Campaigners welcome plans for extra staircases at Holloway prison development – but say social housing must be preserved
Housing campaigners have voiced concerns that fire safety measures could lead to a loss of social homes at the site of a former women’s prison.
Extra staircases may be required for tower blocks being built as part of a major scheme to convert the Holloway prison into housing.
Islington Council last year approved Peabody housing association’s plan for 955 homes, including 415 social homes, and a park at the historic women’s jail.
The site, which once housed suffragettes on hunger strike and where Ruth Ellis was the last woman in the UK to be hanged, was sold for £82m in 2016.
Since the plan was approved last year, the Mayor of London said all planning applications for buildings taller than 30 metres must have a second staircase – a response to the Grenfell Tower disaster.
The government is expected to weigh in on the issue soon after it held a consultation on making second staircases mandatory in high towers.
Campaign group Community Plan for Holloway want reassurances that the safety measures would not mean a loss of social homes in two of the tower blocks.

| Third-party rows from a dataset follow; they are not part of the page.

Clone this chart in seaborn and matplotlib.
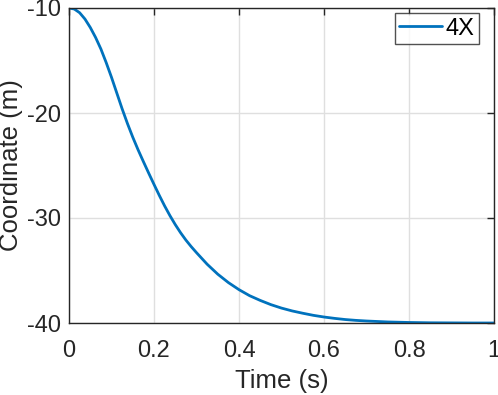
import matplotlib
matplotlib.use("Agg")
import matplotlib.pyplot as plt
import seaborn as sns
import pandas as pd

# values
time_s = [0, 0.0125, 0.025, 0.0375, 0.05, 0.0625, 0.075, 0.0875, 0.1, 0.1125,
          0.125, 0.1375, 0.15, 0.1625, 0.175, 0.1875, 0.2, 0.2125, 0.225, 0.2375,
          0.25, 0.2625, 0.275, 0.2875, 0.3, 0.325, 0.35, 0.375, 0.4, 0.425,
          0.45, 0.475, 0.5, 0.525, 0.55, 0.575, 0.6, 0.625, 0.65, 0.675,
          0.7, 0.75, 0.8, 0.85, 0.9, 0.95, 1.0]
coord_m = [-10, -10.1, -10.45, -11.05, -11.85, -12.8, -13.9, -15.2, -16.6, -18.1,
           -19.6, -21.0, -22.3, -23.5, -24.625, -25.725, -26.8, -27.85, -28.85, -29.775,
           -30.625, -31.4, -32.1, -32.725, -33.3, -34.4, -35.35, -36.15, -36.825, -37.4,
           -37.85, -38.25, -38.58, -38.85, -39.07, -39.27, -39.43, -39.56, -39.67, -39.75,
           -39.81, -39.9, -39.95, -39.98, -39.99, -40, -40]
series_name = "4X"
x_ticks = [0, 0.2, 0.4, 0.6, 0.8, 1]
x_labels = ["0", "0.2", "0.4", "0.6", "0.8", "1"]
y_ticks = [-40, -30, -20, -10]

df = pd.DataFrame({"t": time_s, "y": coord_m})

sns.set_style("white")
plt.rcParams['font.family'] = ['Liberation Sans', 'DejaVu Sans']
plt.rcParams['axes.unicode_minus'] = False

fig = plt.figure(figsize=(4.98, 3.95), dpi=100)
ax = fig.add_axes([69/498, (395-323)/395, 425/498, 315/395])

sns.lineplot(data=df, x="t", y="y", ax=ax, color="#0072BD", linewidth=2.0,
             label=series_name)

dark = "#262626"
ax.set_xlim(0, 1)
ax.set_ylim(-40, -10)
ax.set_xticks(x_ticks)
ax.set_xticklabels(x_labels)
ax.set_yticks(y_ticks)
ax.grid(True, color="#DFDFDF", linewidth=1.0)
ax.set_axisbelow(True)
for s in ax.spines.values():
    s.set_visible(True)
    s.set_color(dark)
    s.set_linewidth(1.0)
ax.tick_params(direction="in", length=5, width=1.0, colors=dark,
               labelsize=17, top=True, right=True)
ax.tick_params(axis="x", pad=12)
ax.tick_params(axis="y", pad=6)
ax.set_xlabel("Time (s)", fontsize=18.5, color=dark, labelpad=5)
ax.set_ylabel("Coordinate (m)", fontsize=18.5, color=dark, labelpad=3)

leg = ax.legend(loc="upper right", bbox_to_anchor=(0.965, 0.984),
                borderaxespad=0, fontsize=17, frameon=True, fancybox=False,
                handlelength=1.8, handletextpad=0.15, borderpad=0.2)
leg.get_frame().set_edgecolor(dark)
leg.get_frame().set_linewidth(1.0)
for txt in leg.get_texts():
    txt.set_color("black")

fig.savefig("out.png", dpi=100)
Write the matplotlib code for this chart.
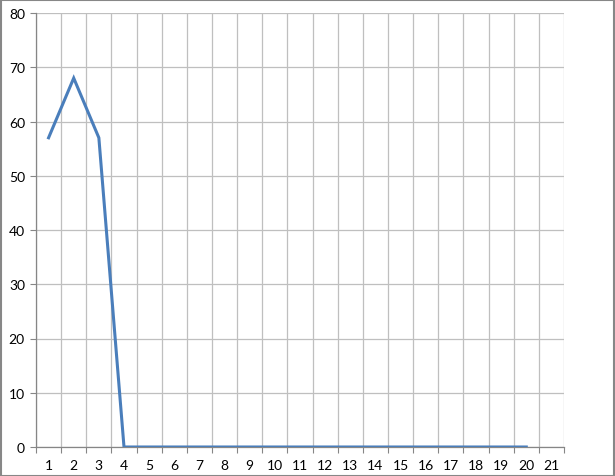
import matplotlib
matplotlib.use("Agg")
import matplotlib.pyplot as plt
from matplotlib.patches import Rectangle

categories = list(range(1, 22))
values = [57, 68, 57, 0, 0, 0, 0, 0, 0, 0, 0, 0, 0, 0, 0, 0, 0, 0, 0, 0]
yticks = [0, 10, 20, 30, 40, 50, 60, 70, 80]

plt.rcParams['font.family'] = ['Lato', 'DejaVu Sans']

W, H = 615, 477
fig = plt.figure(figsize=(W / 100, H / 100), dpi=100)
ax = fig.add_axes([36 / W, (H - 448) / H, (564 - 36) / W, (448 - 14) / H])

ax.plot(categories[:len(values)], values, color='#4A7EBB', linewidth=2.2, solid_joinstyle='miter', zorder=3)

ax.set_xlim(0.5, len(categories) + 0.5)
ax.set_ylim(0, 80)

ax.set_xticks(categories)
ax.set_xticklabels([str(c) for c in categories])
ax.set_xticks([c + 0.5 for c in [0] + categories], minor=True)
ax.tick_params(axis='x', which='major', length=0, pad=9, labelsize=10, colors='black')
ax.tick_params(axis='x', which='minor', length=4, color='#868686', width=0.8)

ax.set_yticks(yticks)
ax.tick_params(axis='y', which='major', length=4, color='#868686', width=0.8, pad=4, labelsize=10, labelcolor='black')

ax.grid(True, axis='y', which='major', color='#BFBFBF', linewidth=0.9)
ax.grid(True, axis='x', which='minor', color='#BFBFBF', linewidth=0.9)
ax.grid(False, axis='x', which='major')

for s in ['top', 'right']:
    ax.spines[s].set_visible(False)
for s in ['left', 'bottom']:
    ax.spines[s].set_color('#868686')
    ax.spines[s].set_linewidth(0.9)

fig.patches.append(Rectangle((0.5 / W, 0.5 / H), 1 - 1.5 / W, 1 - 1.5 / H, transform=fig.transFigure,
                             fill=False, edgecolor='#878787', linewidth=1.5))

fig.savefig('out.png', dpi=100)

Richard Hope said the group welcomes the second staircase requirement, but design revisions could “impact the shape of the plans” and take up the space of a single bedroom “or more”.
“The downside might be instead of having two-bedroom apartments, it might have one-bedroom apartments,” he added.
“We do not know the detail. We are hoping for the best.”
He said developers might decide to build more private homes to cover the extra building costs.
The issue was discussed at the council’s housing scrutiny committee.
Resident member Rose McDonald said: “We do not want to see the number of homes reduced.”
Peabody’s chairman Lord Kerslake told the committee that the first phase of work has already been registered with building control and spades are due in the ground “imminently”.
There is no legal requirement to build a second staircase to the blocks with social homes, he explained.
“Nevertheless, we have still decided to provide a second staircase to those blocks.”
A third tower over 30 metres high will be built in phase three and Lord Kerslake said it “will be looked at in the broadest sense for compliance with any new building regulations in effect”.
A Peabody spokeswoman said: “Safety is our top priority and all buildings over 30 metres at Holloway Park, measured in accordance with fire safety regulations, will include a second staircase.
“We’re now reviewing the design of these buildings and will minimise the impact this has on the size of homes and number of bedrooms as much as possible.“
Peabody is due to discuss the prison site at a council housing scrutiny meeting on 6 June.